From 1978, on the west side of Market Place and continuing south across a bridge over East Lombard Street, stands the two-building "Harbor Campus" complex of the former Community College of Baltimore's (later renamed the Baltimore City Community College). The two red-glazed brick structures with unusual sloping walls were named for Dr. Harry Bard (first president of the school) and Dr. William Lockwood. Dr. Bard, a legendary local educational leader, had a vision of a downtown campus to direct his vision of an "urban mission" for years to supplement the college's older, more traditional campus from the 1950s in northwest Baltimore on Liberty Heights Avenue.

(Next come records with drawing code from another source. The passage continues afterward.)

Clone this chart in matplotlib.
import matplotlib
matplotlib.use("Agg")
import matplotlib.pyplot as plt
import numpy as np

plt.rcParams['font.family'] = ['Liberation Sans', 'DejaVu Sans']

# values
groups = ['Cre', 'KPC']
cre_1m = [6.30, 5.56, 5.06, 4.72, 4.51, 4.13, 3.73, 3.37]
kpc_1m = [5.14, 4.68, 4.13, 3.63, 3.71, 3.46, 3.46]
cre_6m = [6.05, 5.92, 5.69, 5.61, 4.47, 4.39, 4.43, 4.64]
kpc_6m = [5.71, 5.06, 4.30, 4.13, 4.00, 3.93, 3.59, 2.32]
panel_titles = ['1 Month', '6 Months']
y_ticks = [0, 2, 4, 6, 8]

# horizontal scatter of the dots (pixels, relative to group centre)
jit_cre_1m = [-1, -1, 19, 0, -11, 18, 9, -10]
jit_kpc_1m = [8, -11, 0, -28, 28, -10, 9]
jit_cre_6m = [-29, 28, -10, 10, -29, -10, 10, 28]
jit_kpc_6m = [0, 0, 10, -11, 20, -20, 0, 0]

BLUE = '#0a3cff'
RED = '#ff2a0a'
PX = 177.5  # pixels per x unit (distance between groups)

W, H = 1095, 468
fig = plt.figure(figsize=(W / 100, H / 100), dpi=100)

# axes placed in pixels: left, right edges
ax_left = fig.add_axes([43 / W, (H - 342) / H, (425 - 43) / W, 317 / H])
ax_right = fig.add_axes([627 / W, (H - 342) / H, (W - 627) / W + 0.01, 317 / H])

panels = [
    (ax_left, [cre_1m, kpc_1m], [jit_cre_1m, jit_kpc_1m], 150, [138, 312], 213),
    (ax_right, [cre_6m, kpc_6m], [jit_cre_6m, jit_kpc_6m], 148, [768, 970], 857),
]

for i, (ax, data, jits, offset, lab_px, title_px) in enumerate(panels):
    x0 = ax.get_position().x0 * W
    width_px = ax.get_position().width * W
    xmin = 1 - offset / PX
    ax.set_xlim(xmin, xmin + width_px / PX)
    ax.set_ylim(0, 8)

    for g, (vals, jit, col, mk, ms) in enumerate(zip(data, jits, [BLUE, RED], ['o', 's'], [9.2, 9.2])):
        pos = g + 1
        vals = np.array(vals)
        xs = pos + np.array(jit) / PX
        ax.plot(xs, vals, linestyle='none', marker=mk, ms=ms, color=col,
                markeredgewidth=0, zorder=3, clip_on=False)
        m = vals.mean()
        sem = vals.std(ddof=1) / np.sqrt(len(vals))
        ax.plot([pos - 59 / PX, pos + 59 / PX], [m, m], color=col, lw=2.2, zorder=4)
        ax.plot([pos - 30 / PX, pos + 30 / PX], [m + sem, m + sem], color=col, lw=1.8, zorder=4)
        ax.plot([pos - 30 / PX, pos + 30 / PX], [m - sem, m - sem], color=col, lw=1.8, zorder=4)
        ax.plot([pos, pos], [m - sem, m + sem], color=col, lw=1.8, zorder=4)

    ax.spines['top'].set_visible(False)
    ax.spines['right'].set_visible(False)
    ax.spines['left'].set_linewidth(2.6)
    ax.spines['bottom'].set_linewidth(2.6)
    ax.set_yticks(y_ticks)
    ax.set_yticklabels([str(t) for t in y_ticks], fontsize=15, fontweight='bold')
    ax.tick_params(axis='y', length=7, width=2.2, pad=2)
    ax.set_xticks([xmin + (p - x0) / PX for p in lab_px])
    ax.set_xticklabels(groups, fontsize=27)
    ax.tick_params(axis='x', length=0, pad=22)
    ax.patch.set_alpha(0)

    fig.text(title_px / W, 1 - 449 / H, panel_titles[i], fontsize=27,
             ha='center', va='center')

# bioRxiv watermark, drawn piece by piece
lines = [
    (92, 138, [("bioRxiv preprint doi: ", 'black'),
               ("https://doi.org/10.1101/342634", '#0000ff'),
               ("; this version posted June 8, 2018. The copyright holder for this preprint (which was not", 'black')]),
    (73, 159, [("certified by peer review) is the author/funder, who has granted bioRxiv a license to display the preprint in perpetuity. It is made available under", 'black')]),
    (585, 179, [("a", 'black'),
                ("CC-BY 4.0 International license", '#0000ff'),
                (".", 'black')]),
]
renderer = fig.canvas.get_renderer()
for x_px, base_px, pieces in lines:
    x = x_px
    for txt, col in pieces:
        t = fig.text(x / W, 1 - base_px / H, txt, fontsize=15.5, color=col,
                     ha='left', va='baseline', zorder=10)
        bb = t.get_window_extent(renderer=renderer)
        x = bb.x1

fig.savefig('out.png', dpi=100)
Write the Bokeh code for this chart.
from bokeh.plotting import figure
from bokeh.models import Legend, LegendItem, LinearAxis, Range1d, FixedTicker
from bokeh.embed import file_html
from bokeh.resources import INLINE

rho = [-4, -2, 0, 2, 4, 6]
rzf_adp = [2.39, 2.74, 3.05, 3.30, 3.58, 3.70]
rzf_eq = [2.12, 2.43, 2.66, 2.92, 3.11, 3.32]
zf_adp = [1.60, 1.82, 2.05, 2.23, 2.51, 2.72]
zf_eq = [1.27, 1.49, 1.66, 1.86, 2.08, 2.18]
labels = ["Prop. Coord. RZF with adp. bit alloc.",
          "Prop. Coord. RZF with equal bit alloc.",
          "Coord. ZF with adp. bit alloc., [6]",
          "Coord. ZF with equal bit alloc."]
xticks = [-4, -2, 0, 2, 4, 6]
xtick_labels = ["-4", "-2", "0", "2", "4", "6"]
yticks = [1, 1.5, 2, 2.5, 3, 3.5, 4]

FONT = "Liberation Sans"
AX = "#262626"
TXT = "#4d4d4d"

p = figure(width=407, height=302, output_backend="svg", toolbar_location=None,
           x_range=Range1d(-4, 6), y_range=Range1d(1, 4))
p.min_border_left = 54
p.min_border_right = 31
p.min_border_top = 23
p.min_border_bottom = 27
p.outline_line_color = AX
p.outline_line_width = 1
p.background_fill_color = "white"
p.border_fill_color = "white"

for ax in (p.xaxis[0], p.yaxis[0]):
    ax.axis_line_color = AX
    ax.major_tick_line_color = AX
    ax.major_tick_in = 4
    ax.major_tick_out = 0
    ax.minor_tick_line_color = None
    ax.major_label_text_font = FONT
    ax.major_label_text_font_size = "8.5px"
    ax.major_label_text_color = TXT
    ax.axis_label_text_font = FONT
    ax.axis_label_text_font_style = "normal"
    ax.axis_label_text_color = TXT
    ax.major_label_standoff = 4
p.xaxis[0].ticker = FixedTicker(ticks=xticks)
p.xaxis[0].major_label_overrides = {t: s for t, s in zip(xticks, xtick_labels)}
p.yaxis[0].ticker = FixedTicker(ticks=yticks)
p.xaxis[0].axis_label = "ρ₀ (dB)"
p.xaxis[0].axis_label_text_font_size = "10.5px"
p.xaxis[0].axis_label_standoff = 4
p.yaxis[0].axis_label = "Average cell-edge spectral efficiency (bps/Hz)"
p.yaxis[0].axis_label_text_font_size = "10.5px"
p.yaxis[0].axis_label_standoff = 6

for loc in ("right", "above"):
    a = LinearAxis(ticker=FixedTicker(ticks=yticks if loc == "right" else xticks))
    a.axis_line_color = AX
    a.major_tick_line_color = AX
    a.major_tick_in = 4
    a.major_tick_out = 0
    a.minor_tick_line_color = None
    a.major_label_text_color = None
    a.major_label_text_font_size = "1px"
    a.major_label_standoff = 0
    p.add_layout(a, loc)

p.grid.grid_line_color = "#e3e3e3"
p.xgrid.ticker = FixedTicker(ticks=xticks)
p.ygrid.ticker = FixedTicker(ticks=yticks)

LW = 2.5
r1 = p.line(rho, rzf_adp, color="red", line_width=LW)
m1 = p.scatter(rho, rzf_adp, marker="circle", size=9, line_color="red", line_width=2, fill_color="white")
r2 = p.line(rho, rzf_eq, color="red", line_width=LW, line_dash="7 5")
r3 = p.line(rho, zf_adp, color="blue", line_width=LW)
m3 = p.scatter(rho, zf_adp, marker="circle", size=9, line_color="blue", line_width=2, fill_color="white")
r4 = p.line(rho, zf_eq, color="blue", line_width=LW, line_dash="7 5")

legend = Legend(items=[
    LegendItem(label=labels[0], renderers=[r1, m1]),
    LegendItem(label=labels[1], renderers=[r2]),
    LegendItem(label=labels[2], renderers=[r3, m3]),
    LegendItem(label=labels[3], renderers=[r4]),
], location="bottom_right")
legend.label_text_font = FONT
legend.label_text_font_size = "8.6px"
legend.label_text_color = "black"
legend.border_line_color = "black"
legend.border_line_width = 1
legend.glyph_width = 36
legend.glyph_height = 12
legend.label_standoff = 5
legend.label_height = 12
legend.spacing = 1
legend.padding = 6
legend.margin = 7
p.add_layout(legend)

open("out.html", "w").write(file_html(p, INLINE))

He was a firm supporter of former mayors Thomas J. D'Alesandro and Theodore R. McKeldin with their visions of a future downtown Baltimore with the original "Charles Center" project in the late 1950s and the subsequent "Inner Harbor" revitalization beginning in the 1960s. But by the 2000s, the financial pressures on the later state-operated academically troubled junior college and the economic pressure of increasing commercial/residential development in the Inner Harbor/Harbor East areas, led to the sale of the southern Lockwood Building to be razed after only two decades, and to be replaced by a newer development (renamed "Lockwood Place") between East Pratt and Lombard Streets, facing the waterfront and the "Power Plant" development with additional upper level parking garages, offices, apartments/condos, and ground-floor restaurants and night clubs along East Pratt Street. The remaining "Bard Building" is now shuttered and awaits some re-direction from the BCCC Board of Trustees and administration after three decades as to its downtown mission and opportunities of having a two-campus institution.